• Work to do: Quote all lines below exactly. Images stay out.

• Available data:

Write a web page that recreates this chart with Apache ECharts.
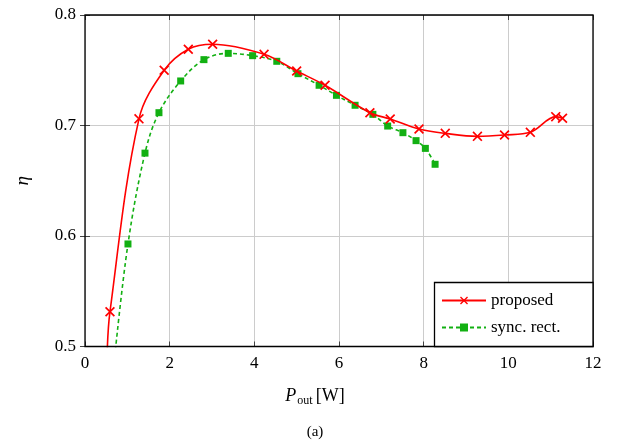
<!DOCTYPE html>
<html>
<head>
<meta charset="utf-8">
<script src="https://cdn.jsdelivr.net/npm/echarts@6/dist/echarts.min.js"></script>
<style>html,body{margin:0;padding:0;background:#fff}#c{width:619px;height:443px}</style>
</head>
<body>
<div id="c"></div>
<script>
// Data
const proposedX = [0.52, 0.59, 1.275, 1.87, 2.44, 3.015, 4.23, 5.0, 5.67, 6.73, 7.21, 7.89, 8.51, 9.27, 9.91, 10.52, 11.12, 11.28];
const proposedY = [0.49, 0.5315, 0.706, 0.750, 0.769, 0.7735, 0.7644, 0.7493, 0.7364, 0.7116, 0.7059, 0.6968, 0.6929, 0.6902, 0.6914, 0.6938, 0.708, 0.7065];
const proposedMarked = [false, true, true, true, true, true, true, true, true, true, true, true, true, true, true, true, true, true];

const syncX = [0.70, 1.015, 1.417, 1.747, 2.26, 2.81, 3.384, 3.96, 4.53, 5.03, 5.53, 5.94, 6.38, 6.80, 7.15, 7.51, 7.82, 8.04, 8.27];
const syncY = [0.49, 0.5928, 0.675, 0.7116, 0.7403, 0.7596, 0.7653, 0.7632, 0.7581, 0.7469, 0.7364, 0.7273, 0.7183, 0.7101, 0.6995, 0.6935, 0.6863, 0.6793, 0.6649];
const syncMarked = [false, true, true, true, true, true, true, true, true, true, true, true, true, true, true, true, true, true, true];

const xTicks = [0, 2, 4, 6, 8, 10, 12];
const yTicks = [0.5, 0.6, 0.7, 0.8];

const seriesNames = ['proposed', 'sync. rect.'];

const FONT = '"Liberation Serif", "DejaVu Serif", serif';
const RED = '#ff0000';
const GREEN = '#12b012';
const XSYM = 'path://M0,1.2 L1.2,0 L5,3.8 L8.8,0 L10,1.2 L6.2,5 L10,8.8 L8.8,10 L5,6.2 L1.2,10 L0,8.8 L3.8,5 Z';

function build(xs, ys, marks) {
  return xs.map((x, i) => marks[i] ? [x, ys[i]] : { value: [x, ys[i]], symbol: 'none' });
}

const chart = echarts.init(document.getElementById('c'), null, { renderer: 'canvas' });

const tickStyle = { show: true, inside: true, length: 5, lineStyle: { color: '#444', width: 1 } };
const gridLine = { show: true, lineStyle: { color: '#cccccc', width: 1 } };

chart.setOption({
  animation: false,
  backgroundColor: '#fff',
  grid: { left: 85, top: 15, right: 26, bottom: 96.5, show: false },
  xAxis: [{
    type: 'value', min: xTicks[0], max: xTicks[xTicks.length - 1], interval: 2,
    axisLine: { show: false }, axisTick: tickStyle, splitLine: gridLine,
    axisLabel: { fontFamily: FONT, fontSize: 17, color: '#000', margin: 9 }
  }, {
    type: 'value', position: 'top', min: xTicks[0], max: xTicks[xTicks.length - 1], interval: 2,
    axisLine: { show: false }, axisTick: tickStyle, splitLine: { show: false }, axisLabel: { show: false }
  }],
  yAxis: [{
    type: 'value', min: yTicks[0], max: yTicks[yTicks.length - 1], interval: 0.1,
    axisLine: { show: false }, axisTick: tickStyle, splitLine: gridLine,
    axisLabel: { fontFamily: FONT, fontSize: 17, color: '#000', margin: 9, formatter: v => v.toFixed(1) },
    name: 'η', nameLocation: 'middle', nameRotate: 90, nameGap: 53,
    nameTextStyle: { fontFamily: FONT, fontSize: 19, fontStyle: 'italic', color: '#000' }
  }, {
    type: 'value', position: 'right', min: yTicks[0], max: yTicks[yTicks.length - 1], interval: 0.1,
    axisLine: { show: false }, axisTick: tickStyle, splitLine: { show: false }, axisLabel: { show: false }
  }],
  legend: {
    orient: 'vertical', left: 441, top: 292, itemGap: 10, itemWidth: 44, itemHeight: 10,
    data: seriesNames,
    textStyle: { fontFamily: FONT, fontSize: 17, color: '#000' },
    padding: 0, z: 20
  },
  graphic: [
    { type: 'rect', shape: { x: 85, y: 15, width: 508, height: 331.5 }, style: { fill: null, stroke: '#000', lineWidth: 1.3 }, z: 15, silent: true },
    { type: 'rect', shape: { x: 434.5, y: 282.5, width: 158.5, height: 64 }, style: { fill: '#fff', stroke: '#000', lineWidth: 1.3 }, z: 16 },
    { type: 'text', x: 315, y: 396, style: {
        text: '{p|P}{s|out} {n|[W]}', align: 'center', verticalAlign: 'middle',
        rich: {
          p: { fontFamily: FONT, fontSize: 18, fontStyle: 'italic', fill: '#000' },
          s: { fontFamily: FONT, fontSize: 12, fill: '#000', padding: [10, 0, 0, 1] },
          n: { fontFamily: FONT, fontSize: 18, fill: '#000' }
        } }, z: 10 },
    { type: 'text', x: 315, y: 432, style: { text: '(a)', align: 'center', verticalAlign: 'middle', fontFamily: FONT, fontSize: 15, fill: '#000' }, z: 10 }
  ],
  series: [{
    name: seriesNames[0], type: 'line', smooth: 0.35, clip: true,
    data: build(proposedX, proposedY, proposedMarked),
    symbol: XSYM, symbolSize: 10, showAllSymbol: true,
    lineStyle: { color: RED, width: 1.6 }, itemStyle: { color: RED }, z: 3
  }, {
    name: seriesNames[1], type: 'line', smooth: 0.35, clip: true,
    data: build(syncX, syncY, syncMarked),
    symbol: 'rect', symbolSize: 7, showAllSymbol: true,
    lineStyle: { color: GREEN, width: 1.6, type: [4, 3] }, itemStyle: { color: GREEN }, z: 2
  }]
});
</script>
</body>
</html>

• Written solution:
Write a web page that recreates this chart with Apache ECharts.
<!DOCTYPE html>
<html>
<head>
<meta charset="utf-8">
<script src="https://cdn.jsdelivr.net/npm/echarts@6/dist/echarts.min.js"></script>
<style>html,body{margin:0;padding:0;background:#fff}#c{width:619px;height:443px}</style>
</head>
<body>
<div id="c"></div>
<script>
// Data
const proposedX = [0.52, 0.59, 1.275, 1.87, 2.44, 3.015, 4.23, 5.0, 5.67, 6.73, 7.21, 7.89, 8.51, 9.27, 9.91, 10.52, 11.12, 11.28];
const proposedY = [0.49, 0.5315, 0.706, 0.750, 0.769, 0.7735, 0.7644, 0.7493, 0.7364, 0.7116, 0.7059, 0.6968, 0.6929, 0.6902, 0.6914, 0.6938, 0.708, 0.7065];
const proposedMarked = [false, true, true, true, true, true, true, true, true, true, true, true, true, true, true, true, true, true];

const syncX = [0.70, 1.015, 1.417, 1.747, 2.26, 2.81, 3.384, 3.96, 4.53, 5.03, 5.53, 5.94, 6.38, 6.80, 7.15, 7.51, 7.82, 8.04, 8.27];
const syncY = [0.49, 0.5928, 0.675, 0.7116, 0.7403, 0.7596, 0.7653, 0.7632, 0.7581, 0.7469, 0.7364, 0.7273, 0.7183, 0.7101, 0.6995, 0.6935, 0.6863, 0.6793, 0.6649];
const syncMarked = [false, true, true, true, true, true, true, true, true, true, true, true, true, true, true, true, true, true, true];

const xTicks = [0, 2, 4, 6, 8, 10, 12];
const yTicks = [0.5, 0.6, 0.7, 0.8];

const seriesNames = ['proposed', 'sync. rect.'];

const FONT = '"Liberation Serif", "DejaVu Serif", serif';
const RED = '#ff0000';
const GREEN = '#12b012';
const XSYM = 'path://M0,1.2 L1.2,0 L5,3.8 L8.8,0 L10,1.2 L6.2,5 L10,8.8 L8.8,10 L5,6.2 L1.2,10 L0,8.8 L3.8,5 Z';

function build(xs, ys, marks) {
  return xs.map((x, i) => marks[i] ? [x, ys[i]] : { value: [x, ys[i]], symbol: 'none' });
}

const chart = echarts.init(document.getElementById('c'), null, { renderer: 'canvas' });

const tickStyle = { show: true, inside: true, length: 5, lineStyle: { color: '#444', width: 1 } };
const gridLine = { show: true, lineStyle: { color: '#cccccc', width: 1 } };

chart.setOption({
  animation: false,
  backgroundColor: '#fff',
  grid: { left: 85, top: 15, right: 26, bottom: 96.5, show: false },
  xAxis: [{
    type: 'value', min: xTicks[0], max: xTicks[xTicks.length - 1], interval: 2,
    axisLine: { show: false }, axisTick: tickStyle, splitLine: gridLine,
    axisLabel: { fontFamily: FONT, fontSize: 17, color: '#000', margin: 9 }
  }, {
    type: 'value', position: 'top', min: xTicks[0], max: xTicks[xTicks.length - 1], interval: 2,
    axisLine: { show: false }, axisTick: tickStyle, splitLine: { show: false }, axisLabel: { show: false }
  }],
  yAxis: [{
    type: 'value', min: yTicks[0], max: yTicks[yTicks.length - 1], interval: 0.1,
    axisLine: { show: false }, axisTick: tickStyle, splitLine: gridLine,
    axisLabel: { fontFamily: FONT, fontSize: 17, color: '#000', margin: 9, formatter: v => v.toFixed(1) },
    name: 'η', nameLocation: 'middle', nameRotate: 90, nameGap: 53,
    nameTextStyle: { fontFamily: FONT, fontSize: 19, fontStyle: 'italic', color: '#000' }
  }, {
    type: 'value', position: 'right', min: yTicks[0], max: yTicks[yTicks.length - 1], interval: 0.1,
    axisLine: { show: false }, axisTick: tickStyle, splitLine: { show: false }, axisLabel: { show: false }
  }],
  legend: {
    orient: 'vertical', left: 441, top: 292, itemGap: 10, itemWidth: 44, itemHeight: 10,
    data: seriesNames,
    textStyle: { fontFamily: FONT, fontSize: 17, color: '#000' },
    padding: 0, z: 20
  },
  graphic: [
    { type: 'rect', shape: { x: 85, y: 15, width: 508, height: 331.5 }, style: { fill: null, stroke: '#000', lineWidth: 1.3 }, z: 15, silent: true },
    { type: 'rect', shape: { x: 434.5, y: 282.5, width: 158.5, height: 64 }, style: { fill: '#fff', stroke: '#000', lineWidth: 1.3 }, z: 16 },
    { type: 'text', x: 315, y: 396, style: {
        text: '{p|P}{s|out} {n|[W]}', align: 'center', verticalAlign: 'middle',
        rich: {
          p: { fontFamily: FONT, fontSize: 18, fontStyle: 'italic', fill: '#000' },
          s: { fontFamily: FONT, fontSize: 12, fill: '#000', padding: [10, 0, 0, 1] },
          n: { fontFamily: FONT, fontSize: 18, fill: '#000' }
        } }, z: 10 },
    { type: 'text', x: 315, y: 432, style: { text: '(a)', align: 'center', verticalAlign: 'middle', fontFamily: FONT, fontSize: 15, fill: '#000' }, z: 10 }
  ],
  series: [{
    name: seriesNames[0], type: 'line', smooth: 0.35, clip: true,
    data: build(proposedX, proposedY, proposedMarked),
    symbol: XSYM, symbolSize: 10, showAllSymbol: true,
    lineStyle: { color: RED, width: 1.6 }, itemStyle: { color: RED }, z: 3
  }, {
    name: seriesNames[1], type: 'line', smooth: 0.35, clip: true,
    data: build(syncX, syncY, syncMarked),
    symbol: 'rect', symbolSize: 7, showAllSymbol: true,
    lineStyle: { color: GREEN, width: 1.6, type: [4, 3] }, itemStyle: { color: GREEN }, z: 2
  }]
});
</script>
</body>
</html>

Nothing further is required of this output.